Fin de la défécation à l'air libre dans deux villages

Tout comme l'approvisionnement en eau potable, la situation de l'assainissement n'est pas aussi reluisante dans les Cascades. Avec un taux d'assainissement d'à peu plus de 26%, contre un taux national d'environ 22%, la région des Cascades, selon la directrice régionale de l'Eau et de l'Assainissement, est classée 5e sur les 13 régions. « La question d'assainissement est un peu satisfaisante même s'il faut reconnaitre qu'il y a des efforts à fournir », soutient Alizatou Dabiré.

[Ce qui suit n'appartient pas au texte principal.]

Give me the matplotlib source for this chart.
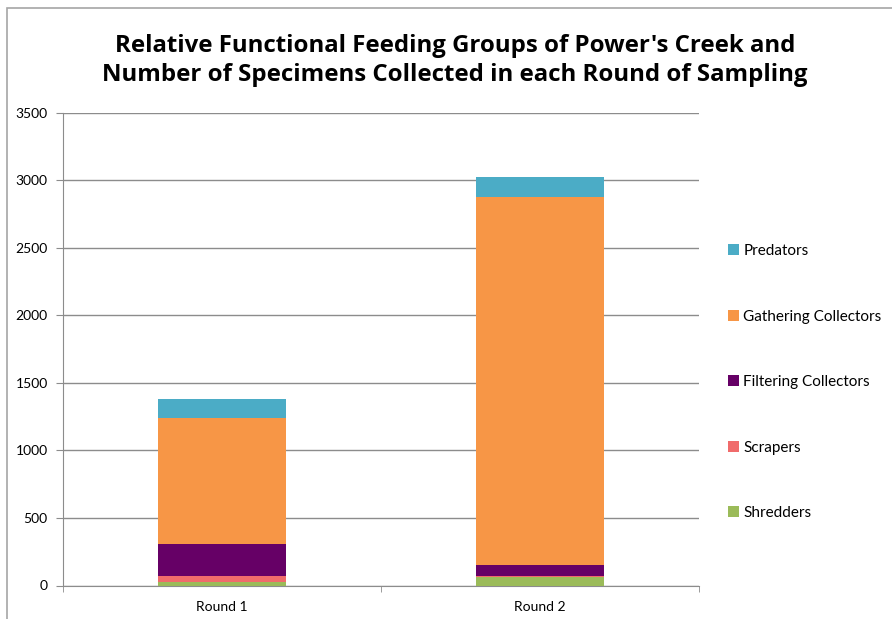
import numpy as np
import matplotlib
matplotlib.use("Agg")
from matplotlib import pyplot as plt
from matplotlib.patches import Rectangle, Patch

plt.rcParams['font.family'] = ['Lato', 'DejaVu Sans']

# specimens per functional feeding group, bottom to top of the stack
rounds = ["Round 1", "Round 2"]
groups = ["Shredders", "Scrapers", "Filtering Collectors", "Gathering Collectors", "Predators"]
shredders = [28, 64]
scrapers = [45, 5]
filtering = [232, 82]
gathering = [937, 2725]
predators = [140, 148]
colors = ["#9BBB59", "#F06B6B", "#660066", "#F79646", "#4BACC6"]

counts = [shredders, scrapers, filtering, gathering, predators]

W, H = 892, 619
fig = plt.figure(figsize=(W / 100, H / 100), dpi=100)
ax = fig.add_axes([63 / W, 1 - 585.5 / H, (699 - 63) / W, (585.5 - 112.7) / H])

x = np.arange(len(rounds))
bottom = np.zeros(len(rounds))
handles = []
for name, vals, c in zip(groups, counts, colors):
    ax.bar(x, vals, width=0.4, bottom=bottom, color=c, zorder=3, linewidth=0)
    bottom += np.array(vals)
    handles.append(Patch(facecolor=c, edgecolor='none', label=name))

ax.set_xlim(-0.5, 1.5)
ax.set_ylim(0, 3500)
ax.set_yticks(np.arange(0, 3501, 500))
ax.yaxis.grid(True, color="#8c8c8c", linewidth=1.0, zorder=0)
ax.set_axisbelow(True)

for s in ["top", "right"]:
    ax.spines[s].set_visible(False)
ax.spines["left"].set_color("#8c8c8c")
ax.spines["bottom"].set_color("#8c8c8c")

# category labels in the middle, tick marks on the category boundaries
ax.set_xticks(x)
ax.set_xticklabels(rounds, fontsize=10)
ax.set_xticks([-0.5, 0.5, 1.5], minor=True)
ax.tick_params(axis='x', which='major', length=0, pad=11)
ax.tick_params(axis='x', which='minor', length=4, color="#8c8c8c", direction='out')
ax.tick_params(axis='y', length=5, color="#8c8c8c", labelsize=10, pad=6)

fig.text(455 / W, 1 - 60.5 / H,
         "Relative Functional Feeding Groups of Power's Creek and\n"
         "Number of Specimens Collected in each Round of Sampling",
         ha='center', va='center', fontsize=17.3, fontweight='bold',
         family=['Open Sans', 'DejaVu Sans'], linespacing=1.33)

leg = fig.legend(handles=handles[::-1], loc='upper left',
                 bbox_to_anchor=(722 / W, 1 - 238 / H), frameon=False,
                 fontsize=11, handlelength=0.7, handleheight=0.7,
                 handletextpad=0.3, labelspacing=3.37, borderaxespad=0)

# light frame around the chart area
fig.patches.append(Rectangle((7 / W, -0.05), 1.2, 1 - 8 / H + 0.05,
                             transform=fig.transFigure, fill=False,
                             edgecolor="#a6a6a6", linewidth=1.2))

fig.savefig("out.png", dpi=100)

Les résultats de l'enquête nationale de l'assainissement, précise-t-elle, affichaient en 2018 un taux d'accès de 0,5% aux ouvrages d'assainissement dans la région, contre un taux de 26,2% aujourd'hui. Bien que qualitatif, selon elle, ce bon est loin des Objectifs du développement durable (ODD) d'ici à 2030. « Nous ne sommes vraiment pas satisfaits parce que nous sommes loin des ODD qui visent un accès universel et équitable à l'eau, à l'hygiène et à l'assainissement d'ici à 2030 », fait remarquer la directrice régionale en charge des questions d'assainissement dans les Cascades.

Pour atteindre ces objectifs, la direction, dit Alizatou Dabiré, est dans une approche de l'assainissement total piloté par les communautés. « Cette approche consiste à amener la population à comprendre l'utilité des latrines. Et si l'on parvient à ancrer l'usage des latrines dans les habitudes des populations, en construire ne sera plus une difficulté pour un citoyen lambda parce qu'il aurait compris les biens-faits de ces latrines », se rassure la directrice régionale. Cette approche, conclut-elle, a permis de déclarer la fin de la défécation à l'air libre dans deux villages de la région : Bombora et Tiontionmana.